EXERCISE GOAL:
Examine the material below. Gather every line in which the string "standalone" appears.

-- begin --

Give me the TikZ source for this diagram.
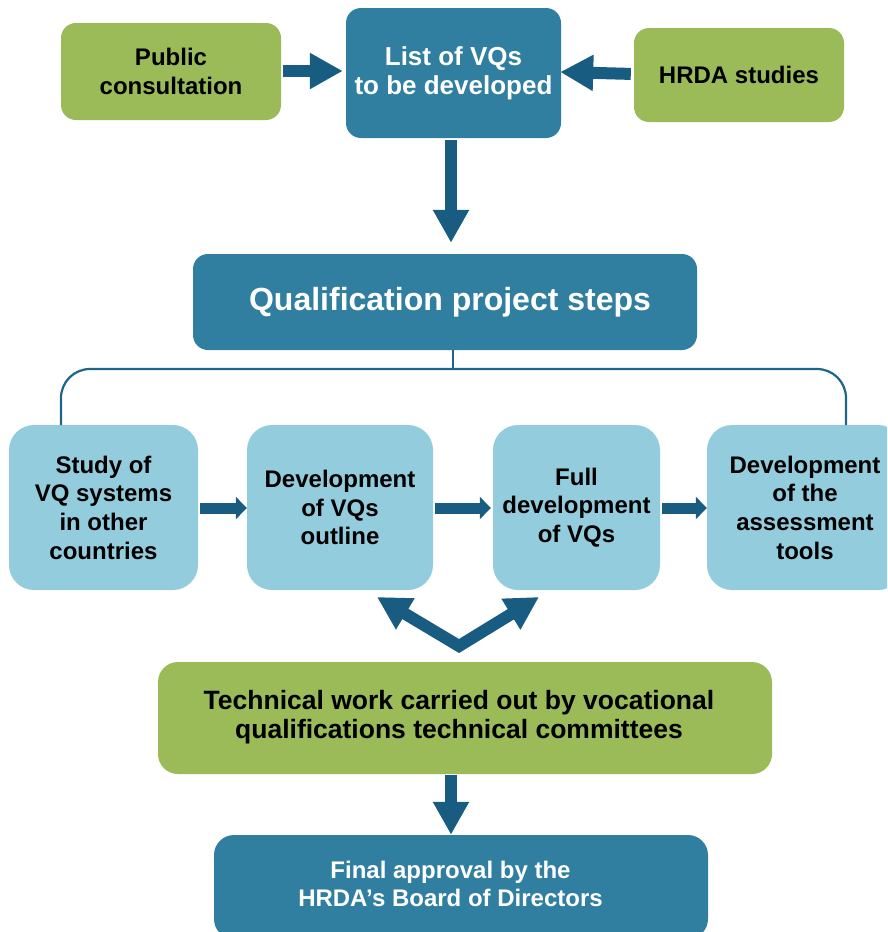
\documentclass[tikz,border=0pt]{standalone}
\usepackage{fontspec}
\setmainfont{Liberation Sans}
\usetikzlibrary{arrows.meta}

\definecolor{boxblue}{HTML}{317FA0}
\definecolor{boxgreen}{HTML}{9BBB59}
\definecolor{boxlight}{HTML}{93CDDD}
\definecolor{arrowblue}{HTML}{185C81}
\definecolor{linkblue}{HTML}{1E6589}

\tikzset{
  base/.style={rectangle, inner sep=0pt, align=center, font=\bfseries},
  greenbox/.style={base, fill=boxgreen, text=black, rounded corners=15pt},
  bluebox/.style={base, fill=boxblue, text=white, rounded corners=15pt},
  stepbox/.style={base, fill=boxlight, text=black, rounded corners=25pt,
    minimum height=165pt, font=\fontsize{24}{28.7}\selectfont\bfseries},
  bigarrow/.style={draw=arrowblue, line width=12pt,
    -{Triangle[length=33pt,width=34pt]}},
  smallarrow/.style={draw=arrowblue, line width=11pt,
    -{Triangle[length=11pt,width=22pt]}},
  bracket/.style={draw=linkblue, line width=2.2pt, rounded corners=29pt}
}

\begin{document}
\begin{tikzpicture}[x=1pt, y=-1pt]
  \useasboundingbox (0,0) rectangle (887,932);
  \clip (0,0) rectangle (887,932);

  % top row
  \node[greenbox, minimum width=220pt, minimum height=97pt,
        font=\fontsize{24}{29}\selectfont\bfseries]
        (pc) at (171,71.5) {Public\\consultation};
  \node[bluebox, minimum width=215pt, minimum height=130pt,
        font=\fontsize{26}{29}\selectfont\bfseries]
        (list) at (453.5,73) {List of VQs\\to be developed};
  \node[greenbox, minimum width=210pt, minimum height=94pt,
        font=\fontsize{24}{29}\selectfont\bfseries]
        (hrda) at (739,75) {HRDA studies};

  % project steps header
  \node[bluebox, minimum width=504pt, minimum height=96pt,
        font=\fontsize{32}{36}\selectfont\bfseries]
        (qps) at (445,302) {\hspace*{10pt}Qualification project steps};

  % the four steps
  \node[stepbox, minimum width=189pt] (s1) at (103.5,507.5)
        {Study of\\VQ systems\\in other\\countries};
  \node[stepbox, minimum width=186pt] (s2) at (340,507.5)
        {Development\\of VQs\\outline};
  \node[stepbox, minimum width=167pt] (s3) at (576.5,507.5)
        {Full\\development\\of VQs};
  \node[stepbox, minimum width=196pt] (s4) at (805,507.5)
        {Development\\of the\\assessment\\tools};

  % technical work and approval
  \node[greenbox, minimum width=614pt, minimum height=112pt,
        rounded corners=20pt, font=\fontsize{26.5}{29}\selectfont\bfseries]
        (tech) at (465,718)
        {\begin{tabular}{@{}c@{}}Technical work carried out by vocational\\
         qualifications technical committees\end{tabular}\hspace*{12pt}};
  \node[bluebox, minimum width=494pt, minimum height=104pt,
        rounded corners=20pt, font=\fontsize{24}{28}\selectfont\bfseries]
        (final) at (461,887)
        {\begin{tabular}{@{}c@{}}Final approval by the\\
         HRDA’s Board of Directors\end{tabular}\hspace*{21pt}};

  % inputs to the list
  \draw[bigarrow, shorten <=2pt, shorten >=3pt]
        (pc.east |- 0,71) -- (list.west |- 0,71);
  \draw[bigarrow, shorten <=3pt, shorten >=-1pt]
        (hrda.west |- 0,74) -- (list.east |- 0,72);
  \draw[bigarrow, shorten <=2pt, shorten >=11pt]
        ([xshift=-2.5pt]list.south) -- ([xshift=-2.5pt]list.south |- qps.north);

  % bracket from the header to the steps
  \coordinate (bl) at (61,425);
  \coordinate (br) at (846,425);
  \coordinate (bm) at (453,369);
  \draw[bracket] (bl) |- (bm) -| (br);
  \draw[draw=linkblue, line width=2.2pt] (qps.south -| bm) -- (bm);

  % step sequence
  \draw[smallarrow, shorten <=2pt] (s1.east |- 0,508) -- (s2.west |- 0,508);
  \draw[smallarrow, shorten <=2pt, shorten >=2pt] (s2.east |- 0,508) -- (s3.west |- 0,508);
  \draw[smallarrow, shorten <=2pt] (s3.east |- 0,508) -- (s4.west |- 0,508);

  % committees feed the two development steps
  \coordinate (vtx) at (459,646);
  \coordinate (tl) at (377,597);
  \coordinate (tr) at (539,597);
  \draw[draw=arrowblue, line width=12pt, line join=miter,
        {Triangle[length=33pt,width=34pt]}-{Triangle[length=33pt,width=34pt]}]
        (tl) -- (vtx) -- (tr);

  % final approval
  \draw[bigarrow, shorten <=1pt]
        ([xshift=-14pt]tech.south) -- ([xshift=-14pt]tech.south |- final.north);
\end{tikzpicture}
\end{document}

-- end --
-- begin --

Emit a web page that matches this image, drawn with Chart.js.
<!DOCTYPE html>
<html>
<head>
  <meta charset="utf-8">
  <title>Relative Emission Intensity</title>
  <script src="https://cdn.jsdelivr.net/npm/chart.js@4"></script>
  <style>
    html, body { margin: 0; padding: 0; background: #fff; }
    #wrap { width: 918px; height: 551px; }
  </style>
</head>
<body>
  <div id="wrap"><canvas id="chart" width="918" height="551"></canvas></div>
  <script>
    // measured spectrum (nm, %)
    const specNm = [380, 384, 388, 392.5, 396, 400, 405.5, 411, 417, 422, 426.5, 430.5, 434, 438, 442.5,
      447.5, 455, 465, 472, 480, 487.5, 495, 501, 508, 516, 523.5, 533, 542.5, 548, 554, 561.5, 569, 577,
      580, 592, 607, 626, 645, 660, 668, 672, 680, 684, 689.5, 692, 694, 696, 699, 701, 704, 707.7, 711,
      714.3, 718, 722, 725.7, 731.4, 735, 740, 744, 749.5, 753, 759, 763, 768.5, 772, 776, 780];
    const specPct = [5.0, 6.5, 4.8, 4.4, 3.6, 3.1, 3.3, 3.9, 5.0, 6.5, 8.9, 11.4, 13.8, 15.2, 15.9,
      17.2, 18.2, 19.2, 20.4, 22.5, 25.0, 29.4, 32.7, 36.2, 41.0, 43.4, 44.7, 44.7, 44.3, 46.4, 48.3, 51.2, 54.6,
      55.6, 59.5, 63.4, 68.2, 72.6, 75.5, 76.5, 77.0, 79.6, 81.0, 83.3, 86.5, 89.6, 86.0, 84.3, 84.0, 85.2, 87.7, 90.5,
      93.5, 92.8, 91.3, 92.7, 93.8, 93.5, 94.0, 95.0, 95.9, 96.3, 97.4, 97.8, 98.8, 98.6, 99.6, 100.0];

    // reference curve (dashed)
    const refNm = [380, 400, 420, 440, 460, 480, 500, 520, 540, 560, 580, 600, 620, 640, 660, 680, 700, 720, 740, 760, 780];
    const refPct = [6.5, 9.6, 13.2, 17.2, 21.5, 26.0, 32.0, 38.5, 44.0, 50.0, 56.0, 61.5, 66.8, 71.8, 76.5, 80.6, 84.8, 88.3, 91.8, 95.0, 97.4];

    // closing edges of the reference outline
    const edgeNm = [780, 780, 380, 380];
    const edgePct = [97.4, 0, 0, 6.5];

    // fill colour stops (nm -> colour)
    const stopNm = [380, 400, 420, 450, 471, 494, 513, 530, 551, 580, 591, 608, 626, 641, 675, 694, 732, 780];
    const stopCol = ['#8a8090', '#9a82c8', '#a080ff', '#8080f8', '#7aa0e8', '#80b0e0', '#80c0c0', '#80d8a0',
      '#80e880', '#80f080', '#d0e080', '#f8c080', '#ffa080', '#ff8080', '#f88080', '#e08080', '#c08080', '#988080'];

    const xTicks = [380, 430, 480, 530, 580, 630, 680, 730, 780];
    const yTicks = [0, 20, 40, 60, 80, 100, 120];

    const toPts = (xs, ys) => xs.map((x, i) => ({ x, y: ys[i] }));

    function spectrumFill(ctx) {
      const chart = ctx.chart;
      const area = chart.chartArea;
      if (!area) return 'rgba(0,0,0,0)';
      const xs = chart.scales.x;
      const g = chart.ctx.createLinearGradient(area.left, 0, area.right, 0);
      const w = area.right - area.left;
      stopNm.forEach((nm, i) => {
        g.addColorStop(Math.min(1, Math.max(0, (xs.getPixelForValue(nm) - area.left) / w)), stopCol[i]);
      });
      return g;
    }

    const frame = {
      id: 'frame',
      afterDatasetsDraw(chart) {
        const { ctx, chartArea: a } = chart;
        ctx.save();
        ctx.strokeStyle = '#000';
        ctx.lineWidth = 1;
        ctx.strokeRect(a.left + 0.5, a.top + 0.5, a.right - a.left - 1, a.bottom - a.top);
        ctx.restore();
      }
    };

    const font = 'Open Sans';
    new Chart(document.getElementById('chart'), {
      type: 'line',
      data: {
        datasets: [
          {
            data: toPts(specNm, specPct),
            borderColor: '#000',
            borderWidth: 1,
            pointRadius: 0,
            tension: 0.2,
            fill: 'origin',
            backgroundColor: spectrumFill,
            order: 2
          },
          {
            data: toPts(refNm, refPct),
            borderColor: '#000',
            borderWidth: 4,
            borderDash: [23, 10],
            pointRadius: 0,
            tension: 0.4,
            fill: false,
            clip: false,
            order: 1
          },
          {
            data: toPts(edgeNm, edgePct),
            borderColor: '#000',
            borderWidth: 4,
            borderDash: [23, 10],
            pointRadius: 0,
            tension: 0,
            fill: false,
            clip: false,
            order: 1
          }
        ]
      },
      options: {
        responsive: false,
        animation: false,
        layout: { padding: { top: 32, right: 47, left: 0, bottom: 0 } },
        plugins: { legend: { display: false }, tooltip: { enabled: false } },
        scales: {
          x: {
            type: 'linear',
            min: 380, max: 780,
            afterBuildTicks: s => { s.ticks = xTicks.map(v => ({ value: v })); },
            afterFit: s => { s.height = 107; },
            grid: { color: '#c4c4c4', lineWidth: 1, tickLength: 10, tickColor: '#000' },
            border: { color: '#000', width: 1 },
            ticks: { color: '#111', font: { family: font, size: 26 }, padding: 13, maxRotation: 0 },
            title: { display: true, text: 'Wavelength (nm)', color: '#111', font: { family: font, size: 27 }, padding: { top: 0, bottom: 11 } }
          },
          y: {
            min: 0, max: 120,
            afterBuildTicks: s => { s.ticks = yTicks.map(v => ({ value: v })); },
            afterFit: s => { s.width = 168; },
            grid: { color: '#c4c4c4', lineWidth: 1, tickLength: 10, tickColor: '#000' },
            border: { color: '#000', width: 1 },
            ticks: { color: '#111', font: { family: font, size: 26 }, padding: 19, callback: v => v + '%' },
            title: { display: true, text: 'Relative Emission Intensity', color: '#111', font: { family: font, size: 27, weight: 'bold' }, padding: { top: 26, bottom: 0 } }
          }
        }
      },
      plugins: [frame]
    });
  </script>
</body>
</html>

-- end --
-- begin --

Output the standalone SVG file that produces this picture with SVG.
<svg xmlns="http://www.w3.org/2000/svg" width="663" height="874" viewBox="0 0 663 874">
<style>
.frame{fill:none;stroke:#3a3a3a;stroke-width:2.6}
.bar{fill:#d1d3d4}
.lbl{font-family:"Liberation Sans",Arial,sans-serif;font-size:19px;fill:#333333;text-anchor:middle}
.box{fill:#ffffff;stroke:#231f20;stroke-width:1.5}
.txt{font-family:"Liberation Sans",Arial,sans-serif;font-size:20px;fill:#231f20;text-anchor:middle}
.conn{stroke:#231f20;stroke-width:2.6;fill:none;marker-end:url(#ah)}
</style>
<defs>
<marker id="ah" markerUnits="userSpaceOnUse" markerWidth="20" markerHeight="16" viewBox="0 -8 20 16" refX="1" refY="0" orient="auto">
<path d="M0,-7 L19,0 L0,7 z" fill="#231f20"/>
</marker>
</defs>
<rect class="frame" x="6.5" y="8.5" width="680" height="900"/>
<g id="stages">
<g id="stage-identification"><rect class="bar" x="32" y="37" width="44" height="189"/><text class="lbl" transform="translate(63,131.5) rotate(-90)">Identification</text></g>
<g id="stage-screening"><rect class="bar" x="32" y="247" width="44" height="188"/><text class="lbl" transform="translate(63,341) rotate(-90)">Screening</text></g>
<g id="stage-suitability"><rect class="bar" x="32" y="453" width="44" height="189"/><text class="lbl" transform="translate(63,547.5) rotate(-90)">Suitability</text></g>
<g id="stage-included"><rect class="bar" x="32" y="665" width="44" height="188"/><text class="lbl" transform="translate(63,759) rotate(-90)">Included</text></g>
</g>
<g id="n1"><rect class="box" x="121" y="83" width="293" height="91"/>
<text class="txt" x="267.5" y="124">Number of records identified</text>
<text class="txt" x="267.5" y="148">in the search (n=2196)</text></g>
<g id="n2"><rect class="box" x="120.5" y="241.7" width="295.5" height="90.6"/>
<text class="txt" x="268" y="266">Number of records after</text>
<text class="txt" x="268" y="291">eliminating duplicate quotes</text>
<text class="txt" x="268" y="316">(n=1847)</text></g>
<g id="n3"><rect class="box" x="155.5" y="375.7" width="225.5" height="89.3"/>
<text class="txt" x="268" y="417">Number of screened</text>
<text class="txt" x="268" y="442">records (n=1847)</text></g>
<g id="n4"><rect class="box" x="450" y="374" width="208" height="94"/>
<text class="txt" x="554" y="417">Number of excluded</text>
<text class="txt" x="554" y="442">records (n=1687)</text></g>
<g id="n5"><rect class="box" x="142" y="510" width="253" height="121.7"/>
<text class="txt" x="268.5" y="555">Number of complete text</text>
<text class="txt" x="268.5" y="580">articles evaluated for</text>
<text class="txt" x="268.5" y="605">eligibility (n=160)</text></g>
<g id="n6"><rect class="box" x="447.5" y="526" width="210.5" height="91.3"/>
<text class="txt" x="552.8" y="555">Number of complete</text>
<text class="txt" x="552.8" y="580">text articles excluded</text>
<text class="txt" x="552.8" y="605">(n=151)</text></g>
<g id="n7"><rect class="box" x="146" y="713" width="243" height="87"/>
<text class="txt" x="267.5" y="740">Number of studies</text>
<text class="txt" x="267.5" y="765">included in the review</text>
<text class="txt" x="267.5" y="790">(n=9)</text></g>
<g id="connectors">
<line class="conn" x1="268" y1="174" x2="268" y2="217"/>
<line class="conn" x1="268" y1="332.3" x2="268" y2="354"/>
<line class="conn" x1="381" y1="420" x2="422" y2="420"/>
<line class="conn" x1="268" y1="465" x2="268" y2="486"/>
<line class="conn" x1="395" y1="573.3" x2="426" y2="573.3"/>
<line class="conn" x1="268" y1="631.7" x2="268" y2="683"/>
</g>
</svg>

-- end --

FINAL RESULT:
\documentclass[tikz,border=0pt]{standalone}
Output the standalone SVG file that produces this picture with SVG.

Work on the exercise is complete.